An Afford Anything reader recently emailed me about this dilemma:
He’s upside-down on his home. He owes more than the house is worth.
But he wants to take advantage of today’s low housing prices, which will let him move his daughter into the best school district in town. He can put 10 percent down on a new house in a fantastic school district.
He’d lose money if he sold his current home. There are only two ways he can sell it: either bring cash to the closing table (i.e. pay extra to get rid of it!) or process an excruciating short sale, which would destroy his credit.
Both of those choices are off the table. He wants to rent out his current home until the market recovers enough that he can sell it. But is this a good idea?
Check out the details:
Mortgage + Association Payment: $1,200
Vacancy: $100 *
Repairs, Maintenance: $50 – $100 **
Property Manager: $100
Total Expenses: $1,450
This leaves him with $100 – $150 per month in cash flow.
Hold On, Where Did You Get Those Vacancy / Maintenance Numbers?
If the house is vacant one month per year, we can average that out to a monthly vacancy cost of $100. Of course, if it sits vacant for 3-5 months, he’ll be sweating.
The “rule of thumb” is that maintenance will cost 1 percent of the purchase price of the house. Of course, that’s a long-term annualized average. It includes rare, expensive repairs like replacing the roof every 20-25 years and re-painting the siding every 5 years.
Since he has an association payment, I assume his homeowner’s association takes care of all exterior maintenance. That brings his maintenance costs down. (Well, really, it just lumps his maintenance costs into a different category).
Assuming his house is in good condition, his big maintenance costs will rare but costly events like replacing the water heater, buying a new refrigerator, etc. He won’t literally pay $100 every month. Like his vacancy costs, this maintenance cost is a long-term average over the span of many years.
He reported a property management fee of $100 per month in the email that he sent me. That seems rather cheap (it’s only 6 percent of the rent), but some property managers will charge a cheaper fee in a neighborhood with higher tenant quality, so I’ll accept that premise at face value. (Some property managers charge one month’s rent as a “placement fee” for finding a tenant, which is NOT included here.)
So What Do You Recommend?
Here’s my advice:
#1: Use your $100 – $150 monthly cash flow to build some cash reserves. Use this to cover the mortgage payments when your house sits vacant. Vacancy is your single biggest risk, because you’ll have to cough up the cash for two mortgages (your rental house and the home you live in). Strong cash reserves are the single biggest weapon you have against this risk.
#2: Add even more money to those cash reserves so that you can quickly write checks for repairs and maintenance. What if the house sits vacant for 4 months, a tenant moves in, and a week later you need to call a plumber? Cash reserves will help you sleep better at night.

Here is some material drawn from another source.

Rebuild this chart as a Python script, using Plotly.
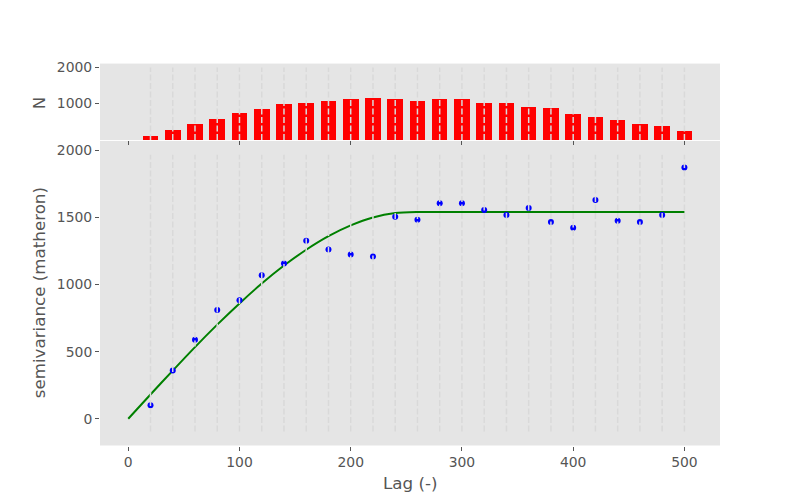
import plotly.graph_objects as go

# ---- data ----
lags = [20, 40, 60, 80, 100, 120, 140, 160, 180, 200, 220, 240, 260,
        280, 300, 320, 340, 360, 380, 400, 420, 440, 460, 480, 500]
semivariance = [101, 359, 588, 810, 883, 1068, 1156, 1326, 1260, 1223, 1208, 1505, 1482,
                1606, 1606, 1555, 1518, 1570, 1466, 1422, 1629, 1474, 1466, 1518, 1872]
pair_counts = [118, 282, 445, 582, 745, 855, 991, 1018, 1073, 1127, 1155, 1127, 1073,
               1127, 1127, 1018, 1018, 909, 882, 718, 636, 555, 445, 391, 255]
model_lags = [0, 20, 40, 60, 80, 100, 120, 140, 160, 180, 200, 220, 240, 260,
              280, 300, 320, 340, 360, 380, 400, 420, 440, 460, 480, 500]
model_values = [0, 181, 359, 534, 701, 859, 1007, 1141, 1259, 1360, 1440, 1499, 1532, 1540,
                1540, 1540, 1540, 1540, 1540, 1540, 1540, 1540, 1540, 1540, 1540, 1540]
x_ticks = [0, 100, 200, 300, 400, 500]
y_ticks = [0, 500, 1000, 1500, 2000]
n_ticks = [1000, 2000]

# bounds of the dashed bin lines (data units)
main_vline_bounds = [-94, 1966]
hist_vline_bounds = [0, 1990]

TXT = "#555555"
BG = "#E5E5E5"
FONT = "DejaVu Sans"
W, H = 800, 500
OFF = 8  # page body margin offset to compensate


def px_x(p):
    return (p - OFF) / W


def px_y(p):
    return 1 - (p - OFF) / H


def vline_xy(xs, bounds):
    vx, vy = [], []
    for v in xs:
        vx += [v, v, None]
        vy += [bounds[0], bounds[1], None]
    return vx, vy


fig = go.Figure()

# histogram
fig.add_trace(go.Bar(x=lags, y=pair_counts, width=14, marker=dict(color="#FF0000", line=dict(width=0)),
                     xaxis="x2", yaxis="y2", showlegend=False))
hx, hy = vline_xy(lags, hist_vline_bounds)
fig.add_trace(go.Scatter(x=hx, y=hy, mode="lines", xaxis="x2", yaxis="y2",
                         line=dict(color="#D9D9D9", width=1.5, dash="6px,2.5px"),
                         showlegend=False, hoverinfo="skip"))

# model line + experimental points
fig.add_trace(go.Scatter(x=model_lags, y=model_values, mode="lines",
                         line=dict(color="#008000", width=2, shape="spline", smoothing=0.8),
                         showlegend=False))
fig.add_trace(go.Scatter(x=lags, y=semivariance, mode="markers",
                         marker=dict(color="#0000FF", size=6, line=dict(width=0)),
                         showlegend=False))
mx, my = vline_xy(lags, main_vline_bounds)
fig.add_trace(go.Scatter(x=mx, y=my, mode="lines",
                         line=dict(color="#D9D9D9", width=1.5, dash="6px,2.5px"),
                         showlegend=False, hoverinfo="skip"))

axis_common = dict(showgrid=False, zeroline=False, showline=False, ticks="outside",
                   ticklen=4, tickwidth=1, tickcolor=TXT,
                   tickfont=dict(family=FONT, size=13.9, color=TXT))

xdom = [px_x(100), px_x(720)]
xrange_ = [-25.4, 532]
fig.update_layout(
    width=W, height=H,
    margin=dict(l=0, r=0, t=0, b=0),
    paper_bgcolor="white", plot_bgcolor=BG,
    font=dict(family=FONT, color=TXT),
    bargap=0,
    xaxis=dict(domain=xdom, range=xrange_, tickvals=x_ticks, anchor="y", **axis_common),
    yaxis=dict(domain=[px_y(445), px_y(138)], range=[-199, 2069], tickvals=y_ticks,
               anchor="x", **axis_common),
    xaxis2=dict(domain=xdom, range=xrange_, tickvals=x_ticks, anchor="y2", matches="x",
                showticklabels=False, **axis_common),
    yaxis2=dict(domain=[px_y(137), px_y(60)], range=[0, 2100], tickvals=n_ticks, anchor="x2",
                **axis_common),
    annotations=[
        dict(text="semivariance (matheron)", x=px_x(39), y=px_y(291.5), xref="paper", yref="paper",
             textangle=-90, showarrow=False, xanchor="center", yanchor="middle",
             font=dict(family=FONT, size=16.7, color=TXT)),
        dict(text="N", x=px_x(39), y=px_y(100), xref="paper", yref="paper",
             textangle=-90, showarrow=False, xanchor="center", yanchor="middle",
             font=dict(family=FONT, size=16.7, color=TXT)),
        dict(text="Lag (-)", x=px_x(410), y=px_y(482.3), xref="paper", yref="paper",
             showarrow=False, xanchor="center", yanchor="middle",
             font=dict(family=FONT, size=16.7, color=TXT)),
    ],
)

fig.write_html("out.html")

#3: Don’t even think about making “extra” mortgage payments before you have huge cash reserves built.
I’d recommend a minimum cash reserve of 6 months of mortgage payments, and an optimal cash reserve of 8 to 10 months. That way, if you deal with an extended vacancy, you’ll be able to cover the mortgage.
Many landlords “shoot themselves in the foot” by panicking about a vacancy and renting out their home to the first willing tenant that comes along — even if their gut instinct says it might not be a good tenant. That always leads to disaster.
If you have cash reserves to deal with a vacancy, you can take your time and wait for the right tenant — a good tenant — instead of accepting the first person who’s willing to move in.
One of my houses has been vacant for almost three months. (It’s the $21,000 foreclosure, which is in a part of town that doesn’t always attract — um — the most qualified candidates). I’m guessing that the house might sit vacant for four or five months before I get someone in there.
But here’s the thing: Several people said they’re interested in moving in. But none of them have met my tenant criteria. It’s nice to be able to hold out and wait, so that you’ll eventually get the right tenant, not the first one.